─── DATA SHOWN

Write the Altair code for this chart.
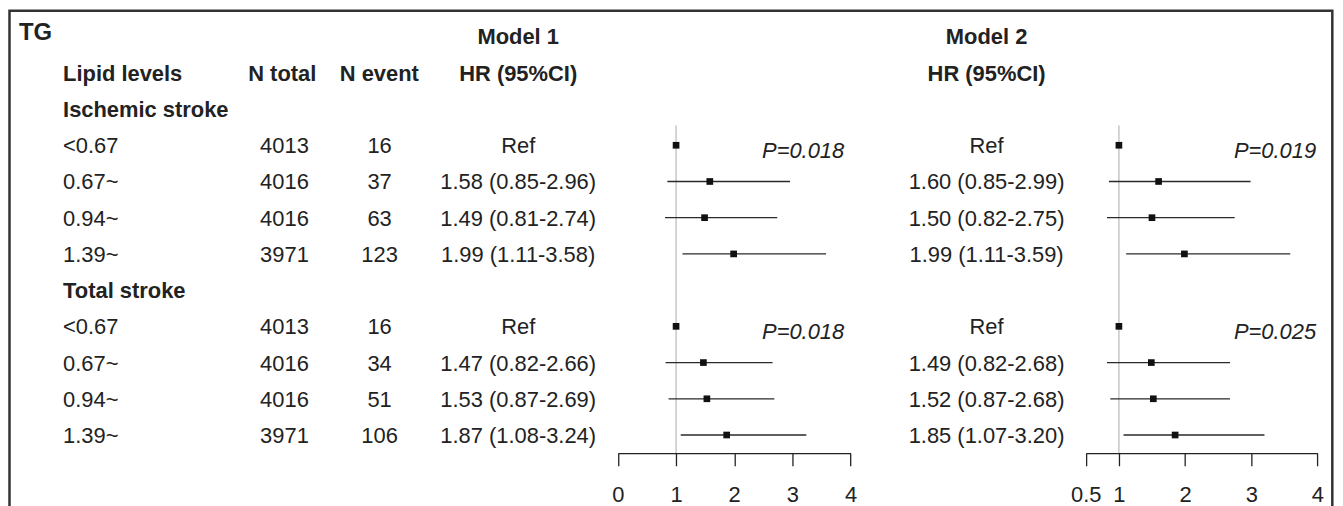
import altair as alt
import pandas as pd

# ---------------- data ----------------
levels = ["<0.67", "0.67~", "0.94~", "1.39~"]
groups = ["Ischemic stroke", "Total stroke"]
n_total = [[4013, 4016, 4016, 3971], [4013, 4016, 4016, 3971]]
n_event = [[16, 37, 63, 123], [16, 34, 51, 106]]

m1_hr = [[1.00, 1.58, 1.49, 1.99], [1.00, 1.47, 1.53, 1.87]]
m1_lo = [[None, 0.85, 0.81, 1.11], [None, 0.82, 0.87, 1.08]]
m1_hi = [[None, 2.96, 2.74, 3.58], [None, 2.66, 2.69, 3.24]]
m2_hr = [[1.00, 1.60, 1.50, 1.99], [1.00, 1.49, 1.52, 1.85]]
m2_lo = [[None, 0.85, 0.82, 1.11], [None, 0.82, 0.87, 1.07]]
m2_hi = [[None, 2.99, 2.75, 3.59], [None, 2.68, 2.68, 3.20]]
m1_p = ["0.018", "0.018"]
m2_p = ["0.019", "0.025"]

m1_ticks = [0, 1, 2, 3, 4]
m2_ticks = [0.5, 1, 2, 3, 4]
ref_value = [1]

headers = {"label": "Lipid levels", "ntot": "N total", "nev": "N event", "hr": "HR (95%CI)"}
panel_title = "TG"
model_titles = ["Model 1", "Model 2"]

# ---------------- tables ----------------
def hr_text(h, l, u):
    if l is None:
        return "Ref"
    return f"{h:.2f} ({l:.2f}-{u:.2f})"

body, grp, f1, f2, p1, p2 = [], [], [], [], [], []
for gi, g in enumerate(groups):
    start = 1 + 5 * gi
    grp.append({"row": start, "label": g})
    p1.append({"row": start + 1, "p": "P=" + m1_p[gi]})
    p2.append({"row": start + 1, "p": "P=" + m2_p[gi]})
    for li, lev in enumerate(levels):
        r = start + 1 + li
        body.append({
            "row": r, "label": lev,
            "ntot": str(n_total[gi][li]), "nev": str(n_event[gi][li]),
            "hr1": hr_text(m1_hr[gi][li], m1_lo[gi][li], m1_hi[gi][li]),
            "hr2": hr_text(m2_hr[gi][li], m2_lo[gi][li], m2_hi[gi][li]),
        })
        f1.append({"row": r, "hr": m1_hr[gi][li], "lo": m1_lo[gi][li], "hi": m1_hi[gi][li]})
        f2.append({"row": r, "hr": m2_hr[gi][li], "lo": m2_lo[gi][li], "hi": m2_hi[gi][li]})

body_df = pd.DataFrame(body)
grp_df = pd.DataFrame(grp)
head_df = pd.DataFrame([{"row": 0, **headers}])
f1_df = pd.DataFrame(f1)
f2_df = pd.DataFrame(f2)
p1_df = pd.DataFrame(p1)
p2_df = pd.DataFrame(p2)

# ---------------- style ----------------
FONT = "Liberation Sans"
FS = 22
INK = "#222222"
W, H = 1330, 446
PAD = {"left": 3, "top": 0, "right": 0, "bottom": 52}

yscale = alt.Scale(domain=[0, 10], range=[64, 427.8])


def ytxt():
    return alt.Y("row:Q", scale=yscale, axis=None)


def col_text(df, field, xpos, align="center", weight="normal", style="normal", dy=8):
    return alt.Chart(df).mark_text(
        font=FONT, fontSize=FS, color=INK, align=align, baseline="alphabetic",
        dy=dy, fontWeight=weight, fontStyle=style,
    ).encode(x=alt.value(xpos), y=ytxt(), text=f"{field}:N")


def title_text(txt, xpos, ypos, align, size=FS):
    return alt.Chart(pd.DataFrame({"t": [txt]})).mark_text(
        font=FONT, fontSize=size, color=INK, align=align, baseline="alphabetic",
        dy=8, fontWeight="bold",
    ).encode(x=alt.value(xpos), y=alt.value(ypos), text="t:N")


def forest(df, pdf, domain, rng, ticks, p_right):
    xs = alt.Scale(domain=domain, range=rng, zero=False, nice=False)
    ax = alt.Axis(
        title=None, values=ticks, format="~g", orient="bottom", grid=False,
        domainColor=INK, domainWidth=1.3, tickColor=INK, tickWidth=1.3,
        tickSize=12.7, labelFont=FONT, labelFontSize=FS, labelColor=INK,
        labelPadding=19, labelFlush=False, labelOverlap=False, labelBound=False,
    )
    ref = alt.Chart(pd.DataFrame({"v": ref_value})).mark_rule(
        color="#bdbdbd", strokeWidth=1.3
    ).encode(x=alt.X("v:Q", scale=xs, axis=ax), y=alt.value(117), y2=alt.value(H))
    ci = alt.Chart(df).transform_filter("isValid(datum.lo)").mark_rule(
        color="#2a2a2a", strokeWidth=1.3
    ).encode(x=alt.X("lo:Q", scale=xs, axis=ax), x2="hi:Q", y=ytxt())
    pts = alt.Chart(df).mark_square(size=45, color="#111111", opacity=1).encode(
        x=alt.X("hr:Q", scale=xs, axis=ax), y=ytxt()
    )
    ptxt = col_text(pdf, "p", p_right, align="right", style="italic", dy=12.5)
    return alt.layer(ref, ci, pts, ptxt)


frame = alt.Chart(pd.DataFrame({"f": [0]})).mark_rect(
    fillOpacity=0, stroke="#333333", strokeWidth=2.5
).encode(x=alt.value(-1.5), x2=alt.value(1327.3), y=alt.value(1.7), y2=alt.value(600))

LABEL_X = 52.3
texts = [
    title_text(panel_title, 8, 23.5, "left", size=24),
    title_text(model_titles[0], 509.5, 27, "center"),
    title_text(model_titles[1], 980, 27, "center"),
    col_text(head_df, "label", LABEL_X, align="left", weight="bold"),
    col_text(head_df, "ntot", 272.5, weight="bold"),
    col_text(head_df, "nev", 370, weight="bold"),
    col_text(head_df, "hr", 509.5, weight="bold"),
    col_text(head_df, "hr", 980, weight="bold"),
    col_text(grp_df, "label", LABEL_X, align="left", weight="bold"),
    col_text(body_df, "label", LABEL_X, align="left"),
    col_text(body_df, "ntot", 274.7),
    col_text(body_df, "nev", 370.3),
    col_text(body_df, "hr1", 509.5),
    col_text(body_df, "hr2", 980),
]

m1 = forest(f1_df, p1_df, [0, 4], [609.7, 843.3], m1_ticks, 837)
m2 = forest(f2_df, p2_df, [0.5, 4], [1079.7, 1312.3], m2_ticks, 1311)

chart = alt.layer(frame, *texts, m1, m2).resolve_scale(x="independent").properties(
    width=W, height=H, padding=PAD, autosize=alt.AutoSizeParams(type="none"),
    background="white",
).configure_view(stroke=None)

chart.save("out.html", embed_options={"renderer": "svg", "actions": False})
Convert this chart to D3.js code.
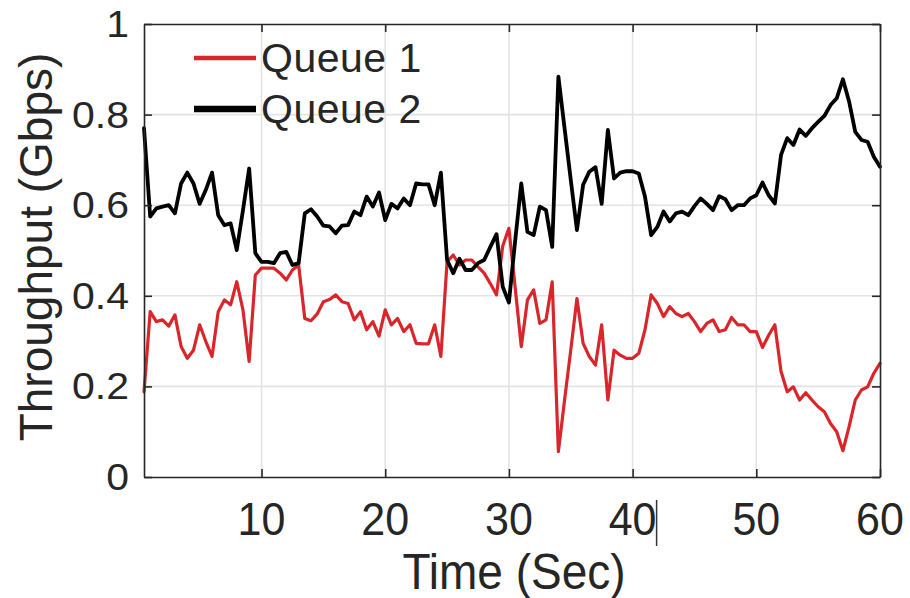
<!DOCTYPE html>
<html>
<head>
<meta charset="utf-8">
<script src="https://cdn.jsdelivr.net/npm/d3@7"></script>
<style>
  html, body { margin: 0; padding: 0; background: #ffffff; }
  svg { display: block; }
  text { font-family: "Liberation Sans", Arial, Helvetica, sans-serif; fill: #262626; }
</style>
</head>
<body>
<svg id="chart" width="910" height="598"></svg>
<script>
// ---------------- data ----------------
const timeSec = [
  0.5, 1, 1.5, 2, 2.5, 3, 3.5, 4, 4.5, 5, 5.5, 6, 6.5, 7, 7.5, 8, 8.5, 9, 9.5, 10,
  10.5, 11, 11.5, 12, 12.5, 13, 13.5, 14, 14.5, 15, 15.5, 16, 16.5, 17, 17.5, 18, 18.5, 19, 19.5, 20,
  20.5, 21, 21.5, 22, 22.5, 23, 23.5, 24, 24.5, 25, 25.5, 26, 26.5, 27, 27.5, 28, 28.5, 29, 29.5, 30,
  30.5, 31, 31.5, 32, 32.5, 33, 33.5, 34, 34.5, 35, 35.5, 36, 36.5, 37, 37.5, 38, 38.5, 39, 39.5, 40,
  40.5, 41, 41.5, 42, 42.5, 43, 43.5, 44, 44.5, 45, 45.5, 46, 46.5, 47, 47.5, 48, 48.5, 49, 49.5, 50,
  50.5, 51, 51.5, 52, 52.5, 53, 53.5, 54, 54.5, 55, 55.5, 56, 56.5, 57, 57.5, 58, 58.5, 59, 59.5, 60
];

const queue1 = [
  0.188, 0.365, 0.343, 0.347, 0.333, 0.358, 0.288, 0.262, 0.280, 0.336, 0.299, 0.266, 0.365, 0.391, 0.380, 0.431, 0.369, 0.255, 0.446, 0.461,
  0.461, 0.461, 0.450, 0.435, 0.457, 0.468, 0.350, 0.345, 0.360, 0.387, 0.392, 0.402, 0.387, 0.383, 0.347, 0.365, 0.325, 0.343, 0.311, 0.369,
  0.336, 0.350, 0.321, 0.336, 0.295, 0.294, 0.294, 0.336, 0.266, 0.475, 0.490, 0.468, 0.479, 0.479, 0.464, 0.450, 0.427, 0.402, 0.510, 0.549,
  0.420, 0.288, 0.391, 0.413, 0.339, 0.347, 0.431, 0.056, 0.170, 0.280, 0.394, 0.295, 0.266, 0.247, 0.336, 0.170, 0.280, 0.269, 0.262, 0.262,
  0.273, 0.325, 0.402, 0.383, 0.354, 0.376, 0.361, 0.354, 0.361, 0.343, 0.321, 0.339, 0.347, 0.321, 0.325, 0.352, 0.336, 0.336, 0.321, 0.321,
  0.286, 0.313, 0.336, 0.233, 0.188, 0.199, 0.170, 0.186, 0.170, 0.155, 0.144, 0.118, 0.100, 0.058, 0.111, 0.170, 0.192, 0.199, 0.229, 0.251
];

const queue2 = [
  0.770, 0.575, 0.593, 0.597, 0.600, 0.582, 0.648, 0.672, 0.648, 0.603, 0.634, 0.672, 0.578, 0.556, 0.560, 0.501, 0.589, 0.681, 0.494, 0.475,
  0.475, 0.472, 0.494, 0.497, 0.468, 0.472, 0.582, 0.591, 0.575, 0.555, 0.553, 0.538, 0.555, 0.556, 0.586, 0.578, 0.619, 0.597, 0.628, 0.567,
  0.603, 0.593, 0.615, 0.600, 0.648, 0.646, 0.646, 0.600, 0.672, 0.479, 0.450, 0.482, 0.457, 0.457, 0.472, 0.479, 0.508, 0.536, 0.420, 0.385,
  0.520, 0.648, 0.541, 0.534, 0.597, 0.589, 0.508, 0.884, 0.770, 0.656, 0.545, 0.645, 0.674, 0.684, 0.603, 0.766, 0.659, 0.672, 0.675, 0.675,
  0.670, 0.619, 0.534, 0.552, 0.586, 0.564, 0.582, 0.586, 0.578, 0.598, 0.615, 0.603, 0.589, 0.620, 0.613, 0.589, 0.600, 0.600, 0.615, 0.622,
  0.650, 0.622, 0.604, 0.711, 0.748, 0.733, 0.767, 0.753, 0.770, 0.784, 0.797, 0.821, 0.836, 0.878, 0.829, 0.762, 0.744, 0.740, 0.707, 0.685
];

const seriesNames = ["Queue 1", "Queue 2"];
const xTicks = [10, 20, 30, 40, 50, 60];
const yTicks = [0, 0.2, 0.4, 0.6, 0.8, 1];
const yTickLabels = ["0", "0.2", "0.4", "0.6", "0.8", "1"];
const xTitle = "Time (Sec)";
const yTitle = "Throughput (Gbps)";

// ---------------- layout ----------------
const colors = ["#d8262b", "#000000"];
const widths = [3.2, 3.8];
const legendWidths = [4.5, 6.5];
const axisColor = "#262626";
const gridColor = "#e3e3e3";

const L = 144, R = 880, T = 24, B = 477;

const svg = d3.select("#chart");
const x = d3.scaleLinear().domain([0.5, 60]).range([L, R]);
const y = d3.scaleLinear().domain([0, 1]).range([B, T]);

// grid
svg.append("g").selectAll("line.gx")
  .data(xTicks.filter(d => d < 60))
  .join("line")
  .attr("x1", d => x(d)).attr("x2", d => x(d))
  .attr("y1", T).attr("y2", B)
  .attr("stroke", gridColor).attr("stroke-width", 1.6);
svg.append("g").selectAll("line.gy")
  .data(yTicks.filter(d => d > 0 && d < 1))
  .join("line")
  .attr("x1", L).attr("x2", R)
  .attr("y1", d => y(d)).attr("y2", d => y(d))
  .attr("stroke", gridColor).attr("stroke-width", 1.6);

// lines
const line = d3.line().x((d, i) => x(timeSec[i])).y(d => y(d)).curve(d3.curveLinear);
[queue1, queue2].forEach((vals, k) => {
  svg.append("path")
    .datum(vals)
    .attr("d", line)
    .attr("fill", "none")
    .attr("stroke", colors[k])
    .attr("stroke-width", widths[k])
    .attr("stroke-linejoin", "round")
    .attr("stroke-linecap", "round");
});

// axes with inward ticks on all four sides
function styleAxis(g) {
  g.selectAll("path.domain").attr("stroke", axisColor).attr("stroke-width", 1.6);
  g.selectAll(".tick line").attr("stroke", axisColor).attr("stroke-width", 1.6);
  g.selectAll(".tick text").remove();
}
svg.append("g").attr("transform", `translate(0,${B})`)
  .call(d3.axisBottom(x).tickValues(xTicks).tickSize(-8).tickSizeOuter(0)).call(styleAxis);
svg.append("g").attr("transform", `translate(0,${T})`)
  .call(d3.axisTop(x).tickValues(xTicks).tickSize(-8).tickSizeOuter(0)).call(styleAxis);
svg.append("g").attr("transform", `translate(${L},0)`)
  .call(d3.axisLeft(y).tickValues(yTicks).tickSize(-8).tickSizeOuter(0)).call(styleAxis);
svg.append("g").attr("transform", `translate(${R},0)`)
  .call(d3.axisRight(y).tickValues(yTicks).tickSize(-8).tickSizeOuter(0)).call(styleAxis);

// tick labels
const xBase = 535;
svg.append("g").selectAll("text")
  .data(xTicks)
  .join("text")
  .attr("text-anchor", "middle")
  .attr("font-size", 43)
  .attr("transform", d => `translate(${x(d)},${xBase}) scale(1,1.08)`)
  .text(d => d);

svg.append("g").selectAll("text")
  .data(yTicks)
  .join("text")
  .attr("text-anchor", "end")
  .attr("font-size", 41)
  .attr("transform", d => `translate(129,${y(d) + 13}) scale(1,0.9)`)
  .text((d, i) => yTickLabels[i]);

// axis titles
svg.append("text")
  .attr("text-anchor", "middle")
  .attr("font-size", 46)
  .attr("transform", `translate(514,589) scale(1,1.08)`)
  .text(xTitle);

svg.append("text")
  .attr("text-anchor", "middle")
  .attr("font-size", 46)
  .attr("transform", `translate(52,247) rotate(-90)`)
  .text(yTitle);

// small vertical stroke after the "40" label (present in the reference)
svg.append("line")
  .attr("x1", x(40) + 24).attr("x2", x(40) + 24)
  .attr("y1", 500).attr("y2", 546)
  .attr("stroke", "#333").attr("stroke-width", 1.5);

// legend
const legY = [58, 109];
const leg = svg.append("g");
seriesNames.forEach((name, k) => {
  leg.append("line")
    .attr("x1", 194).attr("x2", 256)
    .attr("y1", legY[k]).attr("y2", legY[k])
    .attr("stroke", colors[k]).attr("stroke-width", legendWidths[k]);
  leg.append("text")
    .attr("x", 261).attr("y", legY[k] + 14)
    .attr("font-size", 41)
    .attr("letter-spacing", 0.5)
    .text(name);
});
</script>
</body>
</html>
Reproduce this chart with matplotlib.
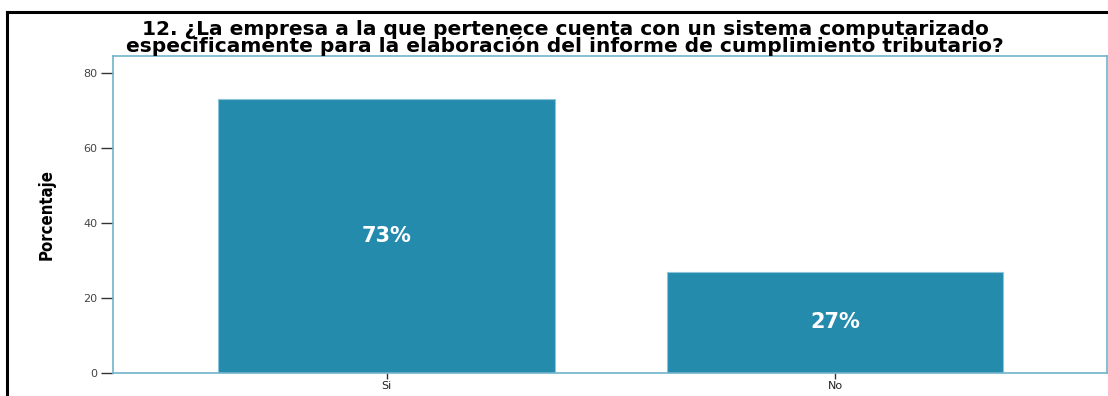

──────

_SHORT TASK:_ Make an exact copy of the lines from the top of the material through the line with "n_event = [[16, 37, 63, 123], [16, 34, 51, 106]]", pictures excluded.

_SOLUTION TO THIS EXERCISE:_
Write the Altair code for this chart.
import altair as alt
import pandas as pd

# ---------------- data ----------------
levels = ["<0.67", "0.67~", "0.94~", "1.39~"]
groups = ["Ischemic stroke", "Total stroke"]
n_total = [[4013, 4016, 4016, 3971], [4013, 4016, 4016, 3971]]
n_event = [[16, 37, 63, 123], [16, 34, 51, 106]]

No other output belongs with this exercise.